The U.S. House of Representatives could pull all funding from NASA's plan to relocate a space rock to lunar orbit.

NASA's Asteroid-Capture Mission Might Never Get Off The Ground

NASA has an ambitious plan to find an asteroid and bring part of it back to orbit around the moon.

But the latest U.S. House budget proposal would cut all of the mission's funding and effectively cancel the program. Lawmakers want NASA to focus on "the overarching mission to Mars" and say an asteroid rendezvous would be a detour.

To be fair, it's expensive: Presidential budgets earmarked $105 million for the task in 2014, and that's just the start. The original feasibility study from the Keck Institute at Caltech called for $2.6 billion over the lifetime of the mission.
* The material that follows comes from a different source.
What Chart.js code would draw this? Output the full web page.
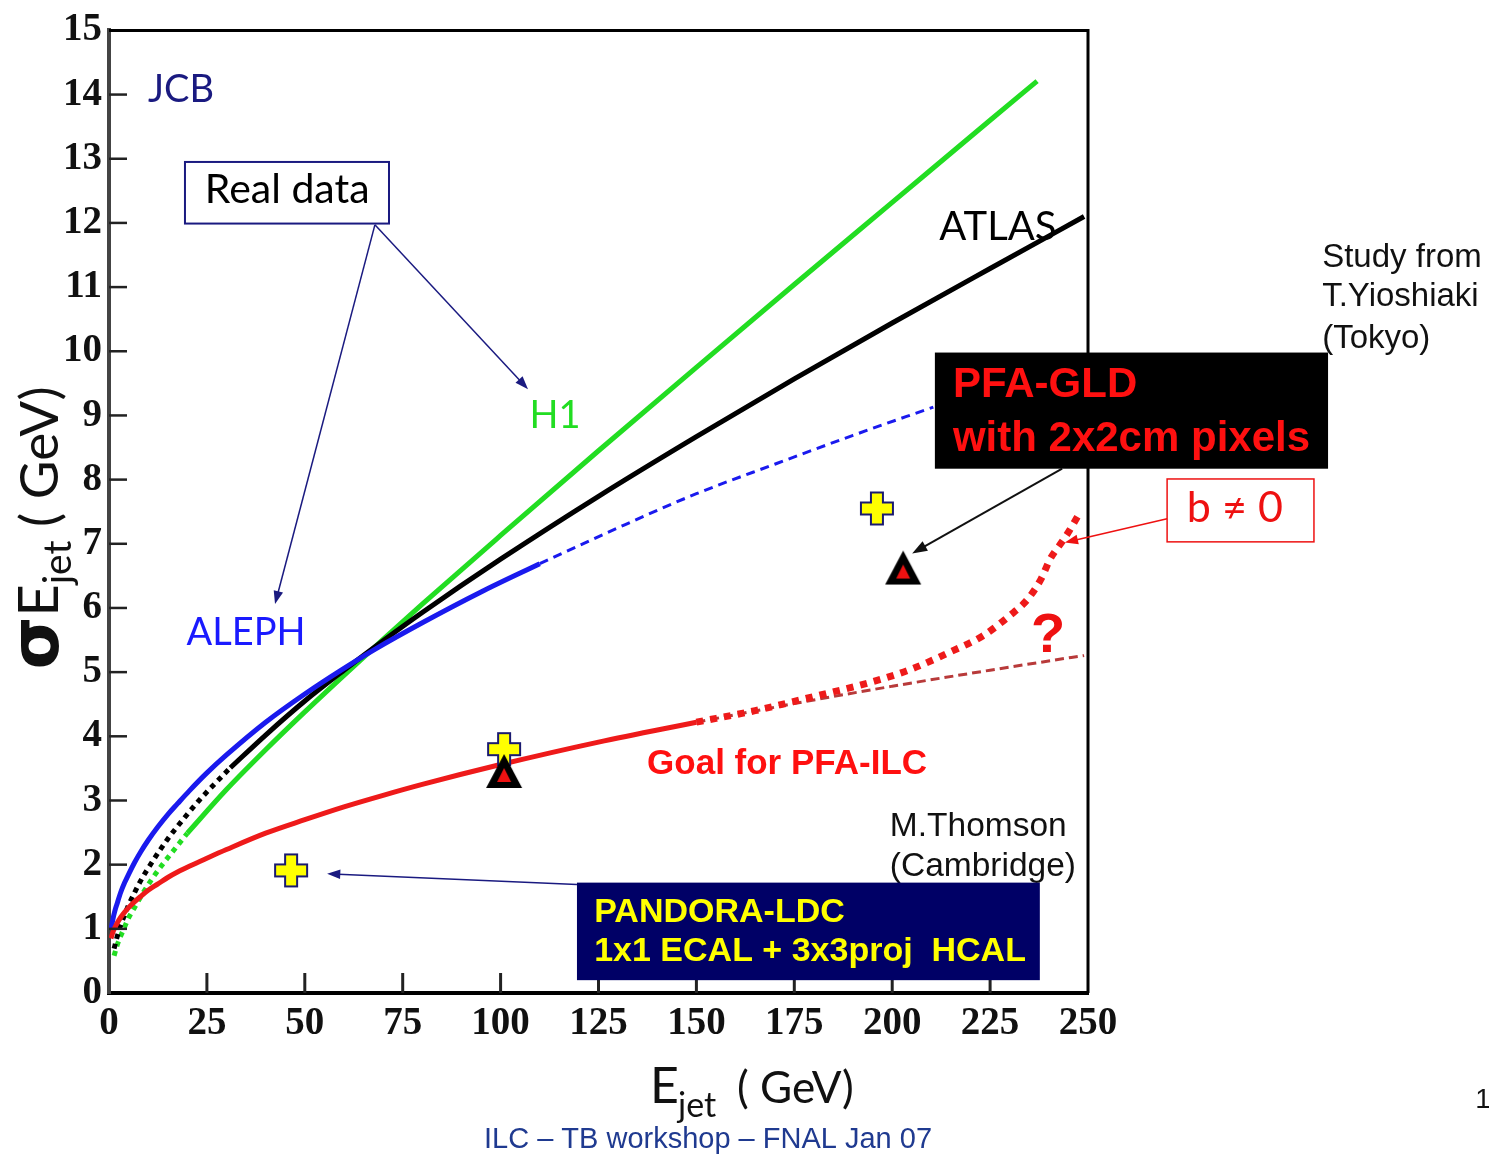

And a lot of politicians and scientists disliked the plan, especially as time went on and the project's ambitions shrank from sending humans to meet an asteroid to bringing an asteroid back to the moon to bringing back just part of one.

They say asteroids are relatively boring space-exploration targets and that if we really want to look at one, it makes more sense to grab one as it passes nearby.

Which isn't to say the mission would be useless. Back when he announced the original rendezvous plan, President Obama hailed it as one of the big test flights for the Space Launch System, or SLS — that's the rocket Congress expects NASA to use to get to Mars.

Losing the asteroid mission would cut one of four planned SLS missions and one of only two missions that would carry a human crew.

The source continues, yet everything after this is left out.